■ What you have to do:
Without the pictures, repeat the listing character for character.

▬▬▬▬▬▬

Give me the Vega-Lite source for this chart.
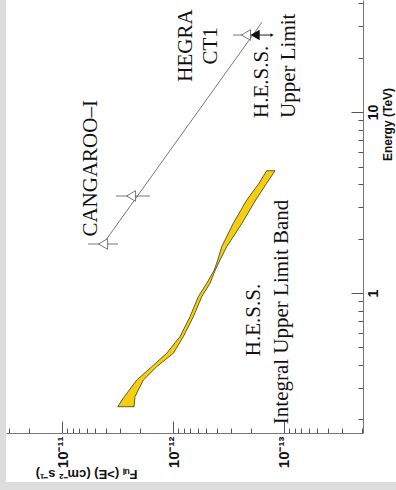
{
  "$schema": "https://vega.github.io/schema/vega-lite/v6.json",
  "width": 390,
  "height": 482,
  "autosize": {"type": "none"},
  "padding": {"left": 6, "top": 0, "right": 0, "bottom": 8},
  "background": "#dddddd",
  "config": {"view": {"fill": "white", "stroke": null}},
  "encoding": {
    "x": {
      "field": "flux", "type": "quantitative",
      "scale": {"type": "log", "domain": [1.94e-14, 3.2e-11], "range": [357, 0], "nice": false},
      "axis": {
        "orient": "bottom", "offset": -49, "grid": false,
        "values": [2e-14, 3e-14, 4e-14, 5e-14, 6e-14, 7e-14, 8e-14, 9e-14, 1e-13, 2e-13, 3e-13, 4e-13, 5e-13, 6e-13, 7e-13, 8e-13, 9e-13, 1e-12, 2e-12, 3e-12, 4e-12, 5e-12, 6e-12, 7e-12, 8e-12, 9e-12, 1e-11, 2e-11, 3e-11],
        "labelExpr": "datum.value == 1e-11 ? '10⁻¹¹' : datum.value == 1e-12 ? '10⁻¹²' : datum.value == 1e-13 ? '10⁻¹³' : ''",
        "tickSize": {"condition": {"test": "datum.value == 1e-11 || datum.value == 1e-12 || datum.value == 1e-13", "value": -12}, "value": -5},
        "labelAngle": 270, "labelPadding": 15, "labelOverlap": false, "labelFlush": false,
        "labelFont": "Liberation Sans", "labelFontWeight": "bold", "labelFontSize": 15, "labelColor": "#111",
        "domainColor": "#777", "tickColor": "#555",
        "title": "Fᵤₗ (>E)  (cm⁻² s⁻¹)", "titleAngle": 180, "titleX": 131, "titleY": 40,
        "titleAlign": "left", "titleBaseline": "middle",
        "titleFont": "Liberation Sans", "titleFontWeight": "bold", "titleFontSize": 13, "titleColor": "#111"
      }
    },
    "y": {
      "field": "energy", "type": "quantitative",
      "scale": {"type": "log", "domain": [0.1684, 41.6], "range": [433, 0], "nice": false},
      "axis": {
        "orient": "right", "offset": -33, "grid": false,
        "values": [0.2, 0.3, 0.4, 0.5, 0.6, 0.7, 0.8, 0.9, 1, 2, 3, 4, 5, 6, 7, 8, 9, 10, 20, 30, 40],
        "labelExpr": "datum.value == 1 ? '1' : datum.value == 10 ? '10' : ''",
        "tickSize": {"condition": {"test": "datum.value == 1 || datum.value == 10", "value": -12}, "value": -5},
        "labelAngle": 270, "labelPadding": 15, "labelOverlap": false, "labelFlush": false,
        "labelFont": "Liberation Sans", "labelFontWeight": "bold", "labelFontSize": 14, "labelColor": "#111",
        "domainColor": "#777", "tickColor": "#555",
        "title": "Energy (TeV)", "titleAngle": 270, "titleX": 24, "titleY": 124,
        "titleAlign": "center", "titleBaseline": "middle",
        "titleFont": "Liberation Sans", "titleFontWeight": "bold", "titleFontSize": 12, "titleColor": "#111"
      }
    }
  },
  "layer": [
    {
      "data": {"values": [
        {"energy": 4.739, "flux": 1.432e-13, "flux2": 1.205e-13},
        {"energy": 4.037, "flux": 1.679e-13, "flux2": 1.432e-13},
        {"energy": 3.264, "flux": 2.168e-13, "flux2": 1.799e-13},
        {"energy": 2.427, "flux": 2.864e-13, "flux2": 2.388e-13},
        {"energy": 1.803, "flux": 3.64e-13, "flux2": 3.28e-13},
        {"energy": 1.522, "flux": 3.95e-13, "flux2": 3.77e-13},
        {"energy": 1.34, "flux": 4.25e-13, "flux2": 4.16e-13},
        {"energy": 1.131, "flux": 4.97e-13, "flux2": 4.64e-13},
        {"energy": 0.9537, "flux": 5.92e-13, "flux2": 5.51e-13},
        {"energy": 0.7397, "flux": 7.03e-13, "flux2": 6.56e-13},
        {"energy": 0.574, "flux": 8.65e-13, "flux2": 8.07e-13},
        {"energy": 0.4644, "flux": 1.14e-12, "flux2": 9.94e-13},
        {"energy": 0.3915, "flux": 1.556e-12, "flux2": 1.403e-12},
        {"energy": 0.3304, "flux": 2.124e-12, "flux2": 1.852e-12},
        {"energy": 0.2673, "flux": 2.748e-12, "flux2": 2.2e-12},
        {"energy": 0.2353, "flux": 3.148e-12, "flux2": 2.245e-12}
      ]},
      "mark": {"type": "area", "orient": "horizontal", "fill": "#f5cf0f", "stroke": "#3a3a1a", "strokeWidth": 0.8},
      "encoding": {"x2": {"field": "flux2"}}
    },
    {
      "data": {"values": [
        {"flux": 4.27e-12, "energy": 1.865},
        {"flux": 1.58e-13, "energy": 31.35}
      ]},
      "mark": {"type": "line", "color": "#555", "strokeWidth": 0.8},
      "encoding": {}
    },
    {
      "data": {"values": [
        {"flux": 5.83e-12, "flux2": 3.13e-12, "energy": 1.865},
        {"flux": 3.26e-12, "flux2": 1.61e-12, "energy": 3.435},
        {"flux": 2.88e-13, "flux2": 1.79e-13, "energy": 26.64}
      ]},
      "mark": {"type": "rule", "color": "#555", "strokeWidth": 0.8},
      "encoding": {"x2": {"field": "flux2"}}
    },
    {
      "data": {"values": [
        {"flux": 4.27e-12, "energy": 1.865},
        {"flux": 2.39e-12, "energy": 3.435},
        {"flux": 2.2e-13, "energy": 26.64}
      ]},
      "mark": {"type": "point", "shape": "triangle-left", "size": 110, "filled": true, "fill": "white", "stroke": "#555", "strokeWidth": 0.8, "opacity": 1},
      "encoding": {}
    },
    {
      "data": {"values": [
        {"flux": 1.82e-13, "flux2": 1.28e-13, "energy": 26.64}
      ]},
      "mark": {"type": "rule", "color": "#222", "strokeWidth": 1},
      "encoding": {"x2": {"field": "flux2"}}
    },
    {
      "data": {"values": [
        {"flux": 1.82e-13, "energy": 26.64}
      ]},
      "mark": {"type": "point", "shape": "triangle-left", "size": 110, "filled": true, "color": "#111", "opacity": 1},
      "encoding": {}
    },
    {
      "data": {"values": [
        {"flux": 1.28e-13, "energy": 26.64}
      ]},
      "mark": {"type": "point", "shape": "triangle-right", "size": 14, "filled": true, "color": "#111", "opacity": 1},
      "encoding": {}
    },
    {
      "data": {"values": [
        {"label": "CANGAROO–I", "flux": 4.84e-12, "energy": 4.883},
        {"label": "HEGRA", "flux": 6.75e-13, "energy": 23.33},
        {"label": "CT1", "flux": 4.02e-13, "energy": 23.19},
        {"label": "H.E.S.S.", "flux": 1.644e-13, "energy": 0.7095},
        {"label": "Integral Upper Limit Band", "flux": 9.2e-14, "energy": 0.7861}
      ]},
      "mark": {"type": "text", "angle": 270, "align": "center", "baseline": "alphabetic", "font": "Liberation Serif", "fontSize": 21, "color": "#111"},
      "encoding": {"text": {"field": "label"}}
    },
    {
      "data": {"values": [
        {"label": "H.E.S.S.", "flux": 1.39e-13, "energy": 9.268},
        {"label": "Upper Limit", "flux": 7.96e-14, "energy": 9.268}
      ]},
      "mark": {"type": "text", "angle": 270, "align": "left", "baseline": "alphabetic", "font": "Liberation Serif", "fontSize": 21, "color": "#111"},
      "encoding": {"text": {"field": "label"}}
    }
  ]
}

▬▬▬▬▬▬

■ Completed exercise:
Give me the Vega-Lite source for this chart.
{
  "$schema": "https://vega.github.io/schema/vega-lite/v6.json",
  "width": 390,
  "height": 482,
  "autosize": {"type": "none"},
  "padding": {"left": 6, "top": 0, "right": 0, "bottom": 8},
  "background": "#dddddd",
  "config": {"view": {"fill": "white", "stroke": null}},
  "encoding": {
    "x": {
      "field": "flux", "type": "quantitative",
      "scale": {"type": "log", "domain": [1.94e-14, 3.2e-11], "range": [357, 0], "nice": false},
      "axis": {
        "orient": "bottom", "offset": -49, "grid": false,
        "values": [2e-14, 3e-14, 4e-14, 5e-14, 6e-14, 7e-14, 8e-14, 9e-14, 1e-13, 2e-13, 3e-13, 4e-13, 5e-13, 6e-13, 7e-13, 8e-13, 9e-13, 1e-12, 2e-12, 3e-12, 4e-12, 5e-12, 6e-12, 7e-12, 8e-12, 9e-12, 1e-11, 2e-11, 3e-11],
        "labelExpr": "datum.value == 1e-11 ? '10⁻¹¹' : datum.value == 1e-12 ? '10⁻¹²' : datum.value == 1e-13 ? '10⁻¹³' : ''",
        "tickSize": {"condition": {"test": "datum.value == 1e-11 || datum.value == 1e-12 || datum.value == 1e-13", "value": -12}, "value": -5},
        "labelAngle": 270, "labelPadding": 15, "labelOverlap": false, "labelFlush": false,
        "labelFont": "Liberation Sans", "labelFontWeight": "bold", "labelFontSize": 15, "labelColor": "#111",
        "domainColor": "#777", "tickColor": "#555",
        "title": "Fᵤₗ (>E)  (cm⁻² s⁻¹)", "titleAngle": 180, "titleX": 131, "titleY": 40,
        "titleAlign": "left", "titleBaseline": "middle",
        "titleFont": "Liberation Sans", "titleFontWeight": "bold", "titleFontSize": 13, "titleColor": "#111"
      }
    },
    "y": {
      "field": "energy", "type": "quantitative",
      "scale": {"type": "log", "domain": [0.1684, 41.6], "range": [433, 0], "nice": false},
      "axis": {
        "orient": "right", "offset": -33, "grid": false,
        "values": [0.2, 0.3, 0.4, 0.5, 0.6, 0.7, 0.8, 0.9, 1, 2, 3, 4, 5, 6, 7, 8, 9, 10, 20, 30, 40],
        "labelExpr": "datum.value == 1 ? '1' : datum.value == 10 ? '10' : ''",
        "tickSize": {"condition": {"test": "datum.value == 1 || datum.value == 10", "value": -12}, "value": -5},
        "labelAngle": 270, "labelPadding": 15, "labelOverlap": false, "labelFlush": false,
        "labelFont": "Liberation Sans", "labelFontWeight": "bold", "labelFontSize": 14, "labelColor": "#111",
        "domainColor": "#777", "tickColor": "#555",
        "title": "Energy (TeV)", "titleAngle": 270, "titleX": 24, "titleY": 124,
        "titleAlign": "center", "titleBaseline": "middle",
        "titleFont": "Liberation Sans", "titleFontWeight": "bold", "titleFontSize": 12, "titleColor": "#111"
      }
    }
  },
  "layer": [
    {
      "data": {"values": [
        {"energy": 4.739, "flux": 1.432e-13, "flux2": 1.205e-13},
        {"energy": 4.037, "flux": 1.679e-13, "flux2": 1.432e-13},
        {"energy": 3.264, "flux": 2.168e-13, "flux2": 1.799e-13},
        {"energy": 2.427, "flux": 2.864e-13, "flux2": 2.388e-13},
        {"energy": 1.803, "flux": 3.64e-13, "flux2": 3.28e-13},
        {"energy": 1.522, "flux": 3.95e-13, "flux2": 3.77e-13},
        {"energy": 1.34, "flux": 4.25e-13, "flux2": 4.16e-13},
        {"energy": 1.131, "flux": 4.97e-13, "flux2": 4.64e-13},
        {"energy": 0.9537, "flux": 5.92e-13, "flux2": 5.51e-13},
        {"energy": 0.7397, "flux": 7.03e-13, "flux2": 6.56e-13},
        {"energy": 0.574, "flux": 8.65e-13, "flux2": 8.07e-13},
        {"energy": 0.4644, "flux": 1.14e-12, "flux2": 9.94e-13},
        {"energy": 0.3915, "flux": 1.556e-12, "flux2": 1.403e-12},
        {"energy": 0.3304, "flux": 2.124e-12, "flux2": 1.852e-12},
        {"energy": 0.2673, "flux": 2.748e-12, "flux2": 2.2e-12},
        {"energy": 0.2353, "flux": 3.148e-12, "flux2": 2.245e-12}
      ]},
      "mark": {"type": "area", "orient": "horizontal", "fill": "#f5cf0f", "stroke": "#3a3a1a", "strokeWidth": 0.8},
      "encoding": {"x2": {"field": "flux2"}}
    },
    {
      "data": {"values": [
        {"flux": 4.27e-12, "energy": 1.865},
        {"flux": 1.58e-13, "energy": 31.35}
      ]},
      "mark": {"type": "line", "color": "#555", "strokeWidth": 0.8},
      "encoding": {}
    },
    {
      "data": {"values": [
        {"flux": 5.83e-12, "flux2": 3.13e-12, "energy": 1.865},
        {"flux": 3.26e-12, "flux2": 1.61e-12, "energy": 3.435},
        {"flux": 2.88e-13, "flux2": 1.79e-13, "energy": 26.64}
      ]},
      "mark": {"type": "rule", "color": "#555", "strokeWidth": 0.8},
      "encoding": {"x2": {"field": "flux2"}}
    },
    {
      "data": {"values": [
        {"flux": 4.27e-12, "energy": 1.865},
        {"flux": 2.39e-12, "energy": 3.435},
        {"flux": 2.2e-13, "energy": 26.64}
      ]},
      "mark": {"type": "point", "shape": "triangle-left", "size": 110, "filled": true, "fill": "white", "stroke": "#555", "strokeWidth": 0.8, "opacity": 1},
      "encoding": {}
    },
    {
      "data": {"values": [
        {"flux": 1.82e-13, "flux2": 1.28e-13, "energy": 26.64}
      ]},
      "mark": {"type": "rule", "color": "#222", "strokeWidth": 1},
      "encoding": {"x2": {"field": "flux2"}}
    },
    {
      "data": {"values": [
        {"flux": 1.82e-13, "energy": 26.64}
      ]},
      "mark": {"type": "point", "shape": "triangle-left", "size": 110, "filled": true, "color": "#111", "opacity": 1},
      "encoding": {}
    },
    {
      "data": {"values": [
        {"flux": 1.28e-13, "energy": 26.64}
      ]},
      "mark": {"type": "point", "shape": "triangle-right", "size": 14, "filled": true, "color": "#111", "opacity": 1},
      "encoding": {}
    },
    {
      "data": {"values": [
        {"label": "CANGAROO–I", "flux": 4.84e-12, "energy": 4.883},
        {"label": "HEGRA", "flux": 6.75e-13, "energy": 23.33},
        {"label": "CT1", "flux": 4.02e-13, "energy": 23.19},
        {"label": "H.E.S.S.", "flux": 1.644e-13, "energy": 0.7095},
        {"label": "Integral Upper Limit Band", "flux": 9.2e-14, "energy": 0.7861}
      ]},
      "mark": {"type": "text", "angle": 270, "align": "center", "baseline": "alphabetic", "font": "Liberation Serif", "fontSize": 21, "color": "#111"},
      "encoding": {"text": {"field": "label"}}
    },
    {
      "data": {"values": [
        {"label": "H.E.S.S.", "flux": 1.39e-13, "energy": 9.268},
        {"label": "Upper Limit", "flux": 7.96e-14, "energy": 9.268}
      ]},
      "mark": {"type": "text", "angle": 270, "align": "left", "baseline": "alphabetic", "font": "Liberation Serif", "fontSize": 21, "color": "#111"},
      "encoding": {"text": {"field": "label"}}
    }
  ]
}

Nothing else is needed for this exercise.